Since first becoming acquainted with Strong Towns, I've heard our founder Chuck Marohn use a wide variety of adjectives to describe the Strong Towns approach. One of the adjectives Chuck will periodically use is “fractal.” I was a competitive “mathlete” back in high school, so I understood what this meant, but I struggled to explain it to anyone else. It felt like a very odd, intellectual, abstract way of describing the nature of the change we're trying to bring about.

My colleague John Pattison is one of the best writers I know. He has both the patience required to meditate on deeply complex ideas, and the humility and plainspoken approach required to turn those ideas into approachable wisdom, so that anyone can see how they might relate to life as it’s lived. So when John, who describes himself as “bad at math,” said, “I want to write a piece for the site about fractals,” I said, “Go for it.”

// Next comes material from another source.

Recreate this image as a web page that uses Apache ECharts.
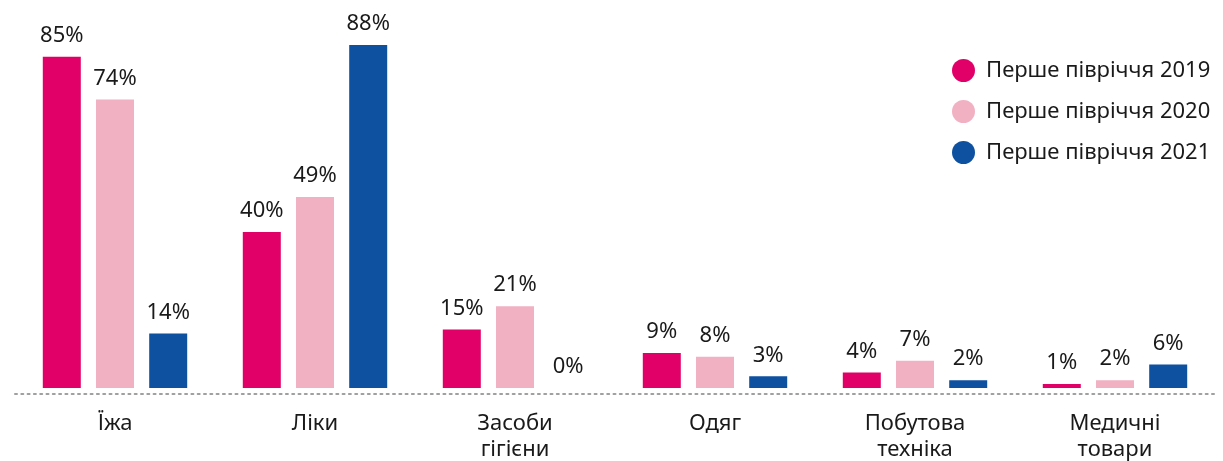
<!DOCTYPE html>
<html>
<head>
<meta charset="utf-8">
<script src="https://cdn.jsdelivr.net/npm/echarts@6/dist/echarts.min.js"></script>
<style>
  html, body { margin: 0; padding: 0; background: #fff; }
  #chart { width: 1223px; height: 461px; }
</style>
</head>
<body>
<div id="chart"></div>
<script>
// категорії та значення (%)
const categories = ["Їжа", "Ліки", "Засоби\nгігієни", "Одяг", "Побутова\nтехніка", "Медичні\nтовари"]
const seriesNames = ["Перше півріччя 2019", "Перше півріччя 2020", "Перше півріччя 2021"]
const values2019 = [85, 40, 15, 9, 4, 1]
const values2020 = [74, 49, 21, 8, 7, 2]
const values2021 = [14, 88, 0, 3, 2, 6]
const colors = ["#e10068", "#f2b0c3", "#0d51a0"]

const fontFamily = "'Noto Sans', 'Open Sans', sans-serif"

function makeSeries(name, data, color) {
    return {
        name,
        type: "bar",
        data,
        barWidth: 38,
        barGap: "40%",
        itemStyle: { color },
        label: {
            show: true,
            position: "top",
            distance: 10,
            formatter: "{c}%",
            fontSize: 22,
            fontFamily,
            color: "#1a1a1a",
        },
    }
}

const chart = echarts.init(document.getElementById("chart"))
chart.setOption({
    animation: false,
    grid: {
        left: 15,
        right: 8,
        top: 45,
        bottom: 73,
        containLabel: false,
        outerBoundsMode: "none",
    },
    legend: {
        orient: "vertical",
        left: 947,
        top: 54,
        icon: "circle",
        itemWidth: 23,
        itemHeight: 23,
        itemGap: 18,
        data: seriesNames,
        textStyle: {
            fontSize: 22,
            fontFamily,
            color: "#1a1a1a",
            padding: [0, 0, 0, 6],
        },
    },
    xAxis: {
        type: "category",
        data: categories,
        offset: 6,
        axisTick: { show: false },
        axisLine: {
            show: true,
            onZero: false,
            lineStyle: { color: "#a0a0a0", type: [2, 4.3], width: 2 },
        },
        axisLabel: {
            margin: 17,
            fontSize: 22,
            lineHeight: 26,
            fontFamily,
            color: "#1a1a1a",
        },
    },
    yAxis: {
        type: "value",
        min: 0,
        max: 88,
        show: false,
        splitLine: { show: false },
    },
    series: [
        makeSeries(seriesNames[0], values2019, colors[0]),
        makeSeries(seriesNames[1], values2020, colors[1]),
        makeSeries(seriesNames[2], values2021, colors[2]),
    ],
})
</script>
</body>
</html>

I find the resulting essay delightful, and as inspiring as anything we published in 2022. We have set ourselves an impossible task in this movement: our stated goal is to change the pattern of development of an entire continent. Note that crucial word: “pattern.” The question we have forced ourselves to ask in the Strong Towns movement—What do you do when you have to change everything?—begins to yield when you start understanding the task in terms of patterns, not isolated actions or public policy victories. A better world will be formed out of the critical connections we forge, the patterns we enact that can replicate and scale. It starts with small, humble actions that all of us can take in our own communities in a way that will cause them to be repeated by a thousand others. This is the bottom-up revolution. This is what fractal change means.